Break over, we press on. Up through hard-baked alpine tussocks, rising steadily towards the sky. Nothing stirs. Weka aside, so far the fauna side of things has been slim. Finally we make it to the ridgeline and the West Coast view opens up.

The Tasman Sea shimmers like textured glass. It's a joy to be walking a horizontal line after the long uphill and to fill our lungs with the pure, cool air. Now we can see the track stretch out a long way ahead, wrapping around peaks and brows. The scale is large and we walk steadily, deep into the day.

We skirt some rugged granite outcrops and see fat seams of quartz jagging down banks to the right of the track. The facets glow as they catch the lowering sun to the west. As the day is dimming, hut fever sets in. We finally get to Moonlight Tops and needless to say it's a very welcome sight. 'Hut' is an undersell.

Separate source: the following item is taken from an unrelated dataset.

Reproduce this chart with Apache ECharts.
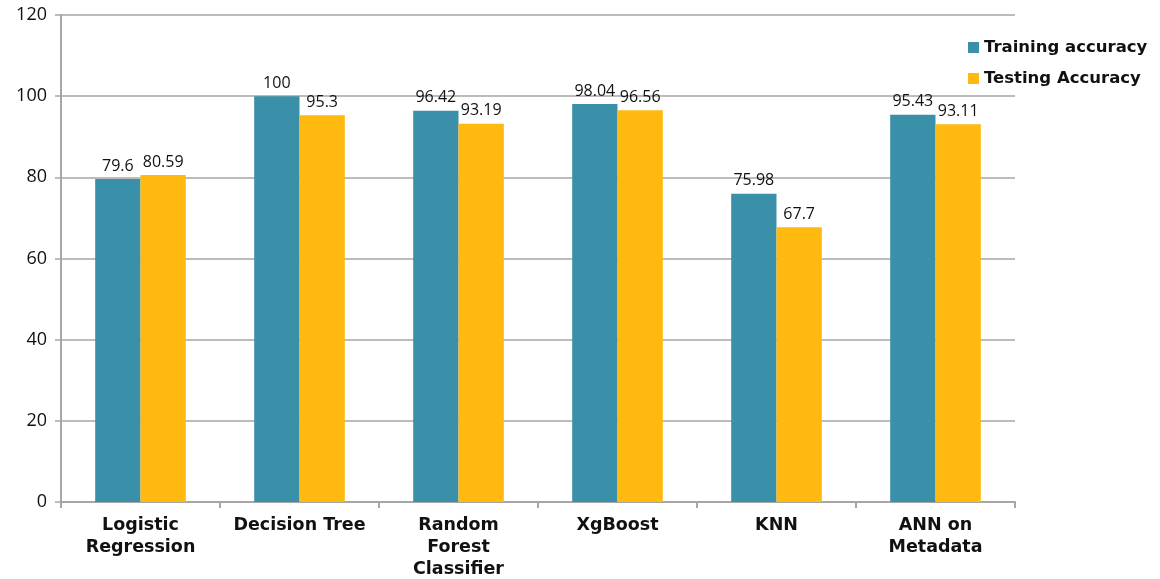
<!DOCTYPE html>
<html>
<head>
<meta charset="utf-8">
<script src="https://cdn.jsdelivr.net/npm/echarts@6/dist/echarts.min.js"></script>
<style>
  html, body { margin: 0; padding: 0; background: #fff; }
  #chart { width: 1160px; height: 579px; }
</style>
</head>
<body>
<div id="chart"></div>
<script>
const categories = ['Logistic\nRegression', 'Decision Tree', 'Random\nForest\nClassifier', 'XgBoost', 'KNN', 'ANN on\nMetadata'];
const trainingAcc = [79.6, 100, 96.42, 98.04, 75.98, 95.43];
const testingAcc = [80.59, 95.3, 93.19, 96.56, 67.7, 93.11];

const FONT = '"Open Sans", sans-serif';
const BOLD_FONT = '"DejaVu Sans", sans-serif';
const axisGrey = '#a6a6a6';

const chart = echarts.init(document.getElementById('chart'));

chart.setOption({
  animation: false,
  textStyle: { fontFamily: FONT },
  grid: { left: 61, right: 145, top: 15, bottom: 77, outerBoundsMode: 'none' },
  legend: {
    orient: 'vertical',
    left: 963,
    top: 34,
    itemWidth: 11,
    itemHeight: 11,
    itemGap: 14,
    icon: 'rect',
    textStyle: { fontFamily: BOLD_FONT, fontSize: 16.5, fontWeight: 'bold', color: '#111' },
    data: ['Training accuracy', 'Testing Accuracy']
  },
  xAxis: {
    type: 'category',
    data: categories,
    axisLine: { lineStyle: { color: axisGrey, width: 2 } },
    axisTick: { show: true, length: 6, lineStyle: { color: axisGrey, width: 2 } },
    axisLabel: {
      fontFamily: BOLD_FONT, fontSize: 17.5, fontWeight: 'bold', color: '#111',
      lineHeight: 22, margin: 12, interval: 0
    }
  },
  yAxis: {
    type: 'value',
    min: 0,
    max: 120,
    interval: 20,
    axisLine: { show: true, lineStyle: { color: axisGrey, width: 2 } },
    axisTick: { show: true, length: 6, lineStyle: { color: axisGrey, width: 1.5 } },
    splitLine: { lineStyle: { color: axisGrey, width: 1.5 } },
    axisLabel: { fontFamily: FONT, fontSize: 18, color: '#111', margin: 14 }
  },
  series: [
    {
      name: 'Training accuracy',
      type: 'bar',
      data: trainingAcc,
      barGap: '0%',
      barCategoryGap: '43%',
      itemStyle: { color: '#3a90a8' },
      label: { show: true, position: 'top', distance: 5, fontFamily: FONT, fontSize: 16, color: '#111' }
    },
    {
      name: 'Testing Accuracy',
      type: 'bar',
      data: testingAcc,
      barGap: '0%',
      barCategoryGap: '43%',
      itemStyle: { color: '#ffb90f' },
      label: { show: true, position: 'top', distance: 5, fontFamily: FONT, fontSize: 16, color: '#111' }
    }
  ]
});
</script>
</body>
</html>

This is the Hilton of backcountry huts: a phone charging station, running water; warm, everything new. I like it, but my girlfriend, conditioned to more basic tramping accommodation, thinks it's a little fancy.

The next day is a peach, just like the first. Windless, deep blue skies. We contemplate the ridge track stretching north along the stunning coal-seamed escarpment, one of the showpieces of the track.

Navigating the curve of the ridge we keep an eye out for that side trail, the Pike29 Memorial track, which our map shows bearing off to our right. It doesn't appear. I hear later the last stretch has been left uncut to deter stealth walkers.

As the morning drifts on we drop down below the escarpment and into a stand of ancient podocarp forests – rimu, kahikatea, mataī, tōtara. Fat, moss-covered trunks rest on the forest floor and sometimes over the track, in thousand year reposes.

They're embraced by lianas, the thick, woody, climbing vines that make you think you've roamed into Fangorn. These virgin forests trace a line back to Gondwana land 300 million years ago. Whatever thoughts are drifting through your mind pale into insignificance in this world. We are just shadows passing through. Weka scamper though the tree-ferns, too shy to get near.

We walk the Tindale ridge, then drop down through to the valley, via many tight switchbacks, the odd cyclist scooting past. North of the Pororarī River we see the Lone Hand, a rocky fist up on the skyline. Trackside we see, movingly, many small offerings: tools, trinkets, mementoes, left by Pike families to remember their loved ones.

Then we're hard against a heavy bank and rising again, after many hours, to the Pororarī Hut. As we arrive we see splintered trees shaping off down the hills to the west. In 2014 a titanic cyclone blew up the gorge, match-sticking thousands of acres of forest.

We wake to a misty morning. Our final day. It feels good, weirdly, to have some moisture in the air. We set off and descend through a dazzling sequence of sections. Boulder sites with stones as big as houses that have tumbled down off the hills; lush primeval forests in infinite shades of intense green. The birdlife increases noticeably: korimako (bellbirds), fantails and more weka, lurking like little mysteries in the tree roots and undergrowth.

We strike more storm-crushed forest, then the sound of water: the Pororarī River. We cross the river over a large, flash suspension bridge. From there the track embraces the upper reaches of the gorge, rising and falling away from water level, then easing down to the lower reaches of the gorge through beech and rātā forest.
Finally we hit a fork that indicates the start of the Punakāiki River valley.

The Paparoa offers one final flourish: the river is drama and beauty in equal measure. Deep, clear turquoise water. Plump eels and trout make their way lazily over submerged sand banks, framed by stands of lush, nīkau-studded rainforest. Huge limestone bluffs tower towards the sky on the opposite bank. The last stanza of the walk is nature at her most effortlessly beautiful.

This has been a proper adventure. Even without the marketing epithet, the Paparoa Track is truly a Great Walk.

And the haunting story of the Pike River Mine tragedy walks the trail with you: the tangible links may be few, the emotional connection is there every step of the way.

Reported by Michael Lamb for our AA Directions Spring 2020 issue

More information

New Zealand's newest Great Walk runs 55km from Blackball to Punakāiki on the West Coast. Walking takes three days, mountain biking takes two. The Pike29 Memorial Track is not yet open.